Exercise input:
+-------+

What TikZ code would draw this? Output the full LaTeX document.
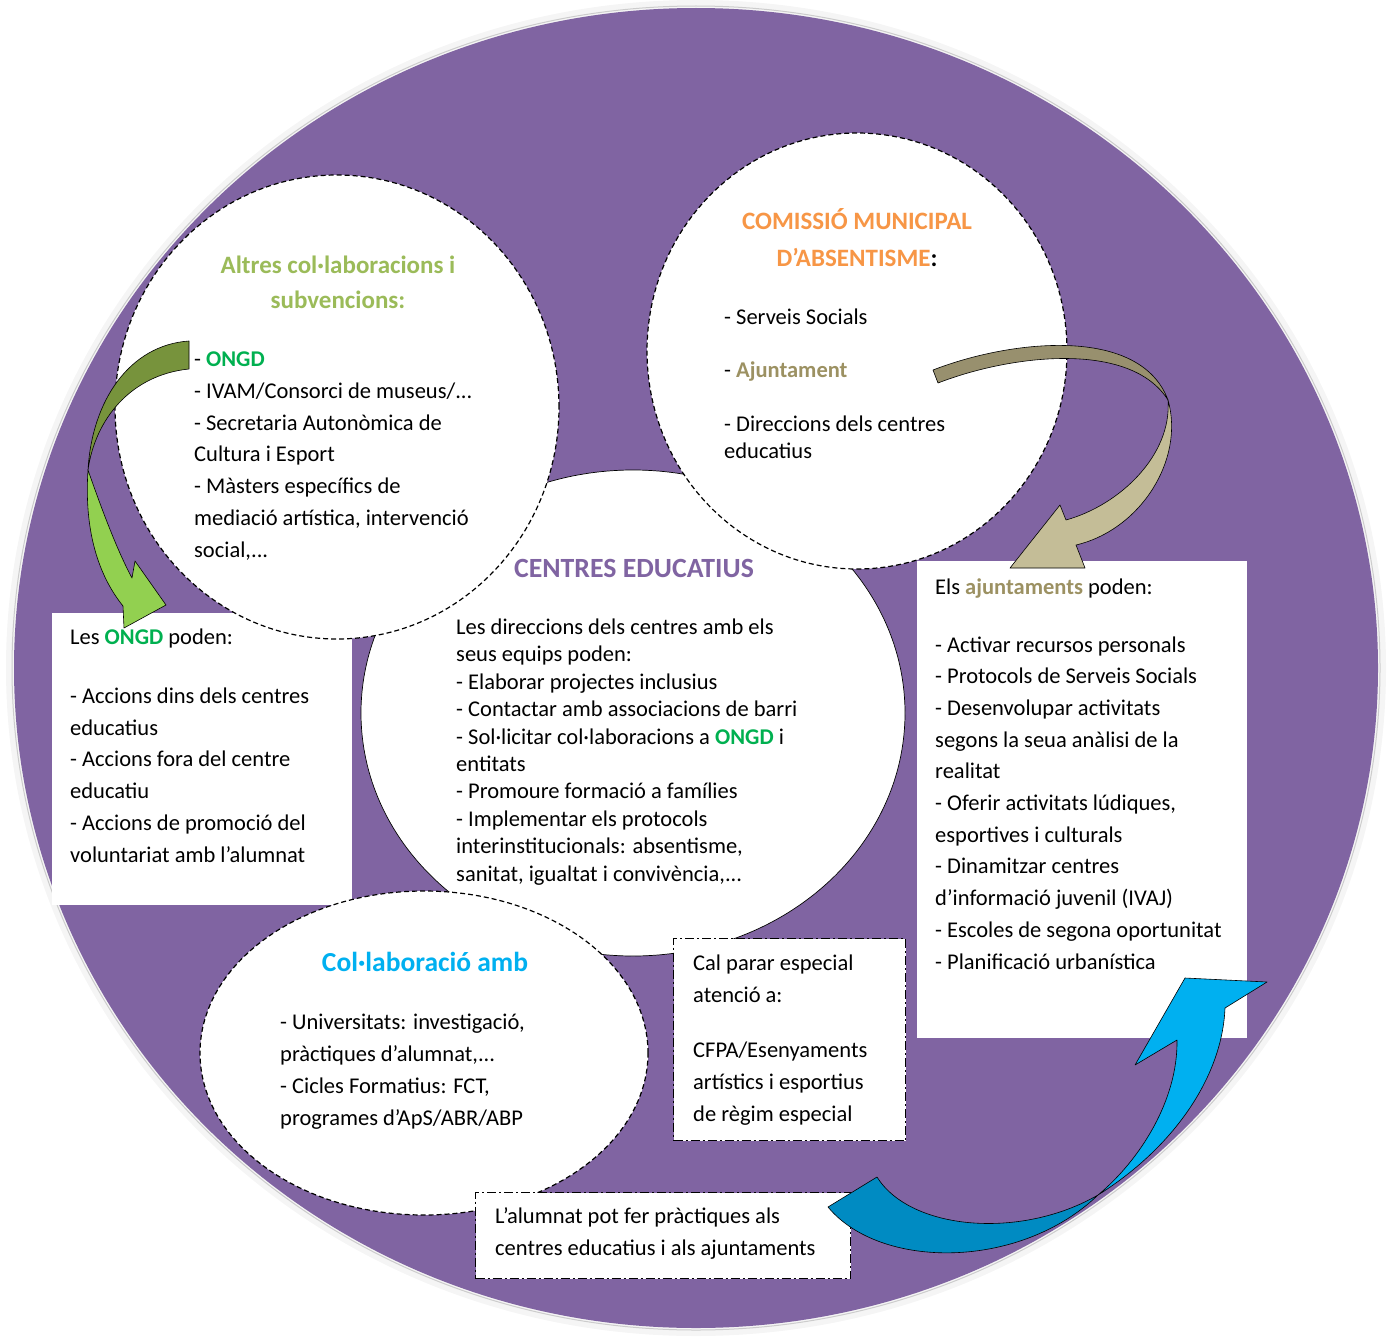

+-------+

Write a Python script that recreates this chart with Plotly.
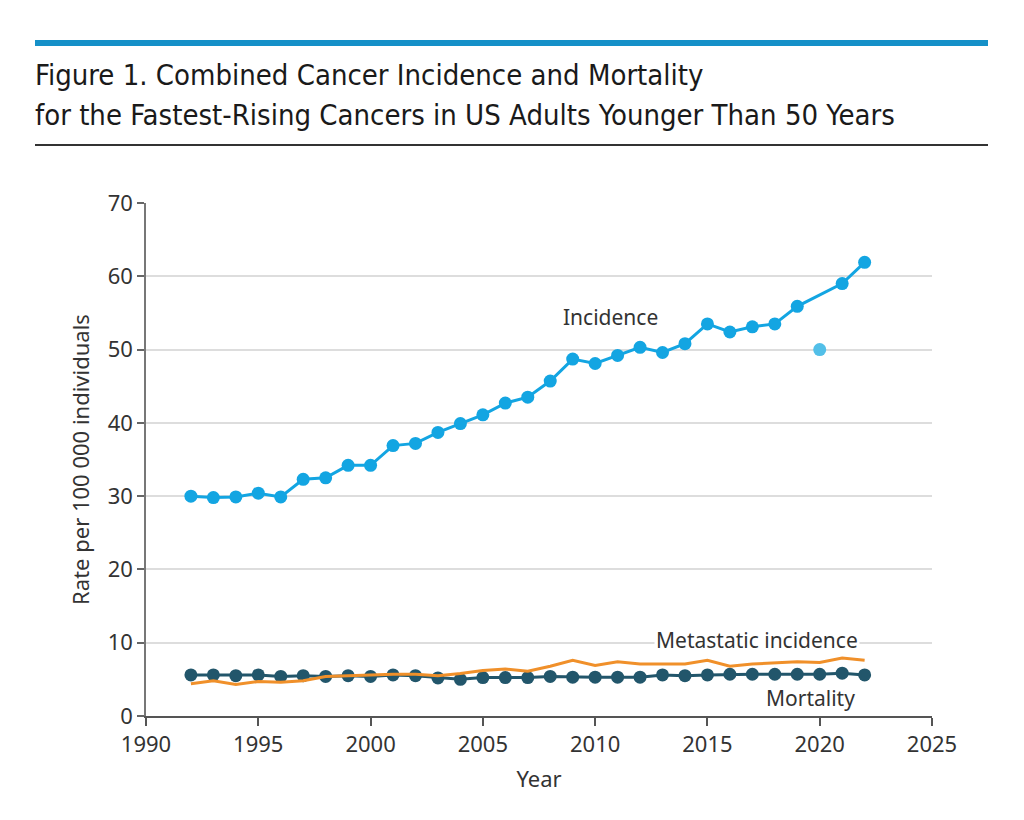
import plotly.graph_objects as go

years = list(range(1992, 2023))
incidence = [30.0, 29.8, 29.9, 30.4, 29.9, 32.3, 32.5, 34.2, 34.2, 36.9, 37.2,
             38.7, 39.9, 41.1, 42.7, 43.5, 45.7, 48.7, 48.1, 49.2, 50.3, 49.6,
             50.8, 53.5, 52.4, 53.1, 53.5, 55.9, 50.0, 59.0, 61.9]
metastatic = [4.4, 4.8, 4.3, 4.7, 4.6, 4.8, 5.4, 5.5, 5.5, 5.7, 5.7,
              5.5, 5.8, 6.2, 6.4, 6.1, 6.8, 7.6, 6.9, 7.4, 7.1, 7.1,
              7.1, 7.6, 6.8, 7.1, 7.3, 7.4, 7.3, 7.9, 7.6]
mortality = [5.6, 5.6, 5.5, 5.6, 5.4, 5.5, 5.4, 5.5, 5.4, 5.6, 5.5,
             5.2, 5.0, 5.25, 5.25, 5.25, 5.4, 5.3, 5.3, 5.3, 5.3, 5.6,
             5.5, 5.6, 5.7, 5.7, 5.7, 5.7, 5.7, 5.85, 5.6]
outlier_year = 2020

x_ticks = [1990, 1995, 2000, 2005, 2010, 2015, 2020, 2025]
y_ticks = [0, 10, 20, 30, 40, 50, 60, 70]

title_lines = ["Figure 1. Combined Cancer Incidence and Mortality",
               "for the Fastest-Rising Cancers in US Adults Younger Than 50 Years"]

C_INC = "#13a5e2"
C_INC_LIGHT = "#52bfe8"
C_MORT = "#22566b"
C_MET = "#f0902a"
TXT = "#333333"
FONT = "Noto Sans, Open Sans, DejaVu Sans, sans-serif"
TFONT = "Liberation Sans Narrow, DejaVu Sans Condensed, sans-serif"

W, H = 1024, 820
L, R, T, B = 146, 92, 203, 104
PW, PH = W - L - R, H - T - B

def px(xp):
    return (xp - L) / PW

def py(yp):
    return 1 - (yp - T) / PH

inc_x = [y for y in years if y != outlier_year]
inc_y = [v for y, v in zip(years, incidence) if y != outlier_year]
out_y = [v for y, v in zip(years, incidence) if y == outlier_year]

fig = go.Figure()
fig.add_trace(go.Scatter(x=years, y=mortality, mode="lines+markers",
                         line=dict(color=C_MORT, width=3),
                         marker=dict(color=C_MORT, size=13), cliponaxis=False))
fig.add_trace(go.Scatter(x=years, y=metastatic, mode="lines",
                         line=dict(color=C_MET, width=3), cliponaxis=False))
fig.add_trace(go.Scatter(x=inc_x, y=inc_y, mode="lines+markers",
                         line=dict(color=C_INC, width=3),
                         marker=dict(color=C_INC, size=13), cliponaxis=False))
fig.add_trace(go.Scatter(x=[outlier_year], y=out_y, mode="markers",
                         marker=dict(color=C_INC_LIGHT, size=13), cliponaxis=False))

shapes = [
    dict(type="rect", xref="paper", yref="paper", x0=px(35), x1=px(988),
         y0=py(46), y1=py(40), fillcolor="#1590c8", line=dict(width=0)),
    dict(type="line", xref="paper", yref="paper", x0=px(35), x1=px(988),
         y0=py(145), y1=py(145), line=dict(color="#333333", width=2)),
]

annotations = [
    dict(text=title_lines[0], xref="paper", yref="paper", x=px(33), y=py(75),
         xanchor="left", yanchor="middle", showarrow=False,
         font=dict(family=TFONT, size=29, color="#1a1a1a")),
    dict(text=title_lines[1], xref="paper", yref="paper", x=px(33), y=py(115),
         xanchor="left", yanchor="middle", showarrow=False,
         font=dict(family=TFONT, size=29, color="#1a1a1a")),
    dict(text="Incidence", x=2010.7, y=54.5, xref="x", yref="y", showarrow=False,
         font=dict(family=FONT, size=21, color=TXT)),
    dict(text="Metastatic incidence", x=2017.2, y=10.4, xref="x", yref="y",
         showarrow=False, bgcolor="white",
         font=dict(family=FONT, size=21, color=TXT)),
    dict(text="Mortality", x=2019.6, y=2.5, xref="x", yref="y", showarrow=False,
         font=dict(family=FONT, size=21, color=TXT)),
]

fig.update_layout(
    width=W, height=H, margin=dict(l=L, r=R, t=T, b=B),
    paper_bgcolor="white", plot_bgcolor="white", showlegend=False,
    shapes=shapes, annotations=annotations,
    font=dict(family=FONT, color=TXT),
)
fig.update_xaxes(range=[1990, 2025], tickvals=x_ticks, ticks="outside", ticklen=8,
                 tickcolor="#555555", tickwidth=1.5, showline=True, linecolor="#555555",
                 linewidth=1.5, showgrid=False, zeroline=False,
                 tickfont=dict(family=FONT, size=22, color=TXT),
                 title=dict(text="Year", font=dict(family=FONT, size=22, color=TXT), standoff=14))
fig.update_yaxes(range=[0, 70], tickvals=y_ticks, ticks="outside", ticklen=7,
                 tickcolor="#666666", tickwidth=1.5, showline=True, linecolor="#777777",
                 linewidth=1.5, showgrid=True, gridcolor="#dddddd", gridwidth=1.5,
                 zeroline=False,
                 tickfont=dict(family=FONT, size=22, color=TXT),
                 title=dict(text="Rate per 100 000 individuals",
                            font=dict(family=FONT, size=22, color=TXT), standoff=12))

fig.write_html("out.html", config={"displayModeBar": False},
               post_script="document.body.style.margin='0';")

+-------+

Written task: Check each line of the records for the string "this" and state how many lines contain it. Give only the number.

Exercise result: 2